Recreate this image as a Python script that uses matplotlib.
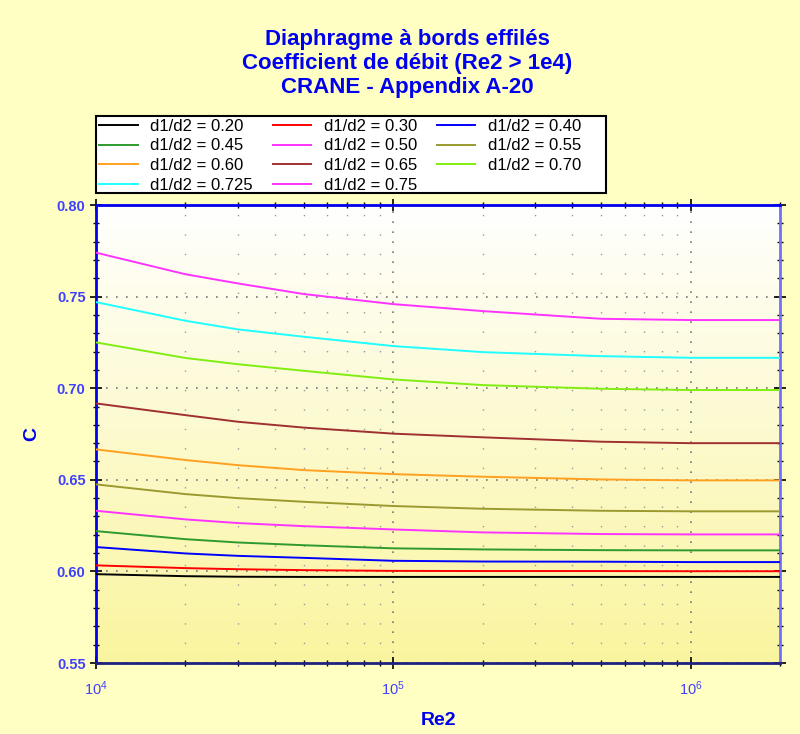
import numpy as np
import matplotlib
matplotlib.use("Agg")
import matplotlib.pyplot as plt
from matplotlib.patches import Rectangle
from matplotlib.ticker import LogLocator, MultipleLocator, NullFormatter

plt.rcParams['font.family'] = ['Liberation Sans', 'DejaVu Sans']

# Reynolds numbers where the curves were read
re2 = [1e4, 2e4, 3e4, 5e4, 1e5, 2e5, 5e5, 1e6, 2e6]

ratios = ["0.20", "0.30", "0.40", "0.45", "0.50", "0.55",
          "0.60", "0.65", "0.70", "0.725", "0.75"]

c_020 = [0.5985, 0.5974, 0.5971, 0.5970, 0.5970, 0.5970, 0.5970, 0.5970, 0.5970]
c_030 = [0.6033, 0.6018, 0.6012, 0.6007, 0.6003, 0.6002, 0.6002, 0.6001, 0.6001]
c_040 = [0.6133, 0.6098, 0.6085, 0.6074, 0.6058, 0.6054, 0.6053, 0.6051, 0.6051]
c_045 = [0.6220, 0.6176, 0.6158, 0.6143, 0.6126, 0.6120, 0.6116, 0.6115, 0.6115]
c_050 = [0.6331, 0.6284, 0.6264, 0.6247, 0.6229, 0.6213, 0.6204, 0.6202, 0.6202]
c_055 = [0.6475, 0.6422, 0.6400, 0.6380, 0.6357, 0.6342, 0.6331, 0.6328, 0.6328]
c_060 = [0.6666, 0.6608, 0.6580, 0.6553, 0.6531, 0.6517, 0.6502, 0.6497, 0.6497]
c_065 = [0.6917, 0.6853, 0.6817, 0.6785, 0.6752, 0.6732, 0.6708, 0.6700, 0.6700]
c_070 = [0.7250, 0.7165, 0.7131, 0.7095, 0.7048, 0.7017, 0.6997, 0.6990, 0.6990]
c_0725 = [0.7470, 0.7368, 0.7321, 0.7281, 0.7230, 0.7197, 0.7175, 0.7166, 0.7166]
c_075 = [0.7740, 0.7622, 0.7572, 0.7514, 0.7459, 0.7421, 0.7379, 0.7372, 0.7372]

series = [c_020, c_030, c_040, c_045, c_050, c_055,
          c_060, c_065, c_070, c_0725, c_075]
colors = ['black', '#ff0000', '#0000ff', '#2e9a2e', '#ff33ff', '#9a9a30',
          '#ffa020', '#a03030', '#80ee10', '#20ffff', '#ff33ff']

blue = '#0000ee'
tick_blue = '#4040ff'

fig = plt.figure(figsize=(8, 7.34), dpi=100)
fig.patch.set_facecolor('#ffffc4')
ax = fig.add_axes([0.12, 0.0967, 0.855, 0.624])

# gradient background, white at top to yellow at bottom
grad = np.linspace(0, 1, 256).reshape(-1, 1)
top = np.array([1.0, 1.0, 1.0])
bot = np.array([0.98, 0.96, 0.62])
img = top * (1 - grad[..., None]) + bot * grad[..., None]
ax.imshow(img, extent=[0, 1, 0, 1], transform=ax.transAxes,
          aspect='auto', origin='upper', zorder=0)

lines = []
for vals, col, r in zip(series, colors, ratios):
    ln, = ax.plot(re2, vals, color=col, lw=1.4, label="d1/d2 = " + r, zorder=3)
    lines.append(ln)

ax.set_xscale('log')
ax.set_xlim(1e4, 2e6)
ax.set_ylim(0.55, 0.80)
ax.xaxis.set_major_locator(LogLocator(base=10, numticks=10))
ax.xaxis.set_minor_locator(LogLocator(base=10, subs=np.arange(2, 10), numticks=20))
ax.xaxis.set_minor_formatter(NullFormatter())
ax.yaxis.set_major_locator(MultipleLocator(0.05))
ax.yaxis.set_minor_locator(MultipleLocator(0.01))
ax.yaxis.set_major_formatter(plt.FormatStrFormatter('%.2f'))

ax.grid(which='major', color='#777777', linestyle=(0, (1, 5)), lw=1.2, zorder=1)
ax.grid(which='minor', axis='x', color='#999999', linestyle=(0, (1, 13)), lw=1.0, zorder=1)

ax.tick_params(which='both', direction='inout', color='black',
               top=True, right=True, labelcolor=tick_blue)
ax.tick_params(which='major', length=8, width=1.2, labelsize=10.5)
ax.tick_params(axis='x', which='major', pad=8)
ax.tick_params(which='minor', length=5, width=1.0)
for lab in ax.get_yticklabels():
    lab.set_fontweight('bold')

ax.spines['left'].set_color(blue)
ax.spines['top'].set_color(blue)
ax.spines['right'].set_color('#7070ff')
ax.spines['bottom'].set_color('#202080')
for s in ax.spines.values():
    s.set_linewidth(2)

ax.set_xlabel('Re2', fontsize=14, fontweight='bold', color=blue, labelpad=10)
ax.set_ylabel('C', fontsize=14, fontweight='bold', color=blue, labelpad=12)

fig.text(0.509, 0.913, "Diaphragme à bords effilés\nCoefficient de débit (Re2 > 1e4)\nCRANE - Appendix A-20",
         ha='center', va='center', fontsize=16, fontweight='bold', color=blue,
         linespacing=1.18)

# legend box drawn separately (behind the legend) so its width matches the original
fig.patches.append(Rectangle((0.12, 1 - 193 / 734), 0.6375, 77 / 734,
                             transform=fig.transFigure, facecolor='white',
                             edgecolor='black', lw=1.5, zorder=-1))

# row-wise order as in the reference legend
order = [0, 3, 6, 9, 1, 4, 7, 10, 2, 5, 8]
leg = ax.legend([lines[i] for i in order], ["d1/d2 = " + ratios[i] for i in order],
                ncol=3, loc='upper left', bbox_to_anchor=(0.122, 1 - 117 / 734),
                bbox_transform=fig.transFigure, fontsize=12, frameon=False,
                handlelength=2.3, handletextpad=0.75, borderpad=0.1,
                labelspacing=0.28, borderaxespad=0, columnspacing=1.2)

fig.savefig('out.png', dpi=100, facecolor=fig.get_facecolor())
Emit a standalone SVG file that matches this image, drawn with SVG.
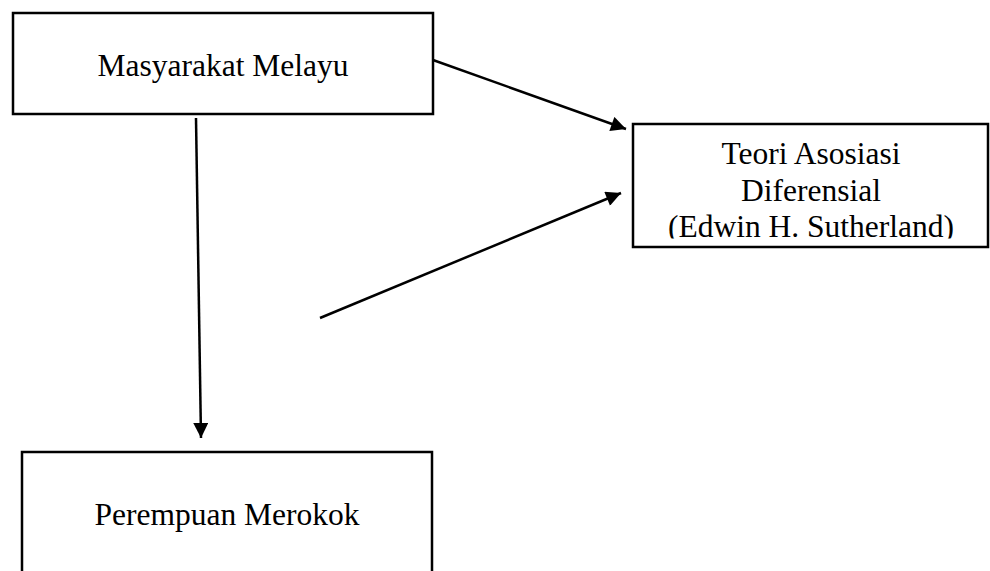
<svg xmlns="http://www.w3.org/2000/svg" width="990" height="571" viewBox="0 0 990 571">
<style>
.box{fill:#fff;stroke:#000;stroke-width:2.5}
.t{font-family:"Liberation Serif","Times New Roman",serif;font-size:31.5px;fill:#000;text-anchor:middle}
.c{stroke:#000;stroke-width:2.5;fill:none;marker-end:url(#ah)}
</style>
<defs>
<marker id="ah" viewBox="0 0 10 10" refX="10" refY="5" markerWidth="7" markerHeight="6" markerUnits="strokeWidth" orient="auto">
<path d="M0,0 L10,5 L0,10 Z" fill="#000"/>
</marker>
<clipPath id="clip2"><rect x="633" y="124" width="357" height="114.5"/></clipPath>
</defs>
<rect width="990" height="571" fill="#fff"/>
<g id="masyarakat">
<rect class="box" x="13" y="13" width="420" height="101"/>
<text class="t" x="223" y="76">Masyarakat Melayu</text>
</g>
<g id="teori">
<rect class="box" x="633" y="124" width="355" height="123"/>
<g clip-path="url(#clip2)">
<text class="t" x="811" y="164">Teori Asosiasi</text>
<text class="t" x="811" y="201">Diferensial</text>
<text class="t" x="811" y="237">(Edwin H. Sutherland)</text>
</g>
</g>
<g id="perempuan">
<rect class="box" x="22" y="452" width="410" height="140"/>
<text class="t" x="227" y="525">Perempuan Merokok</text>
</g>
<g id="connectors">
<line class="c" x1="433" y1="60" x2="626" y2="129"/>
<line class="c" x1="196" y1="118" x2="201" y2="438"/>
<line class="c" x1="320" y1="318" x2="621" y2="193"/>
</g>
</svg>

*****

→ **WRITTEN TASK**: Identify the lines above with the word "that". Copy them.

→ **REPLY**:
Recreate this image as a Python script that uses matplotlib.
Emit a standalone SVG file that matches this image, drawn with SVG.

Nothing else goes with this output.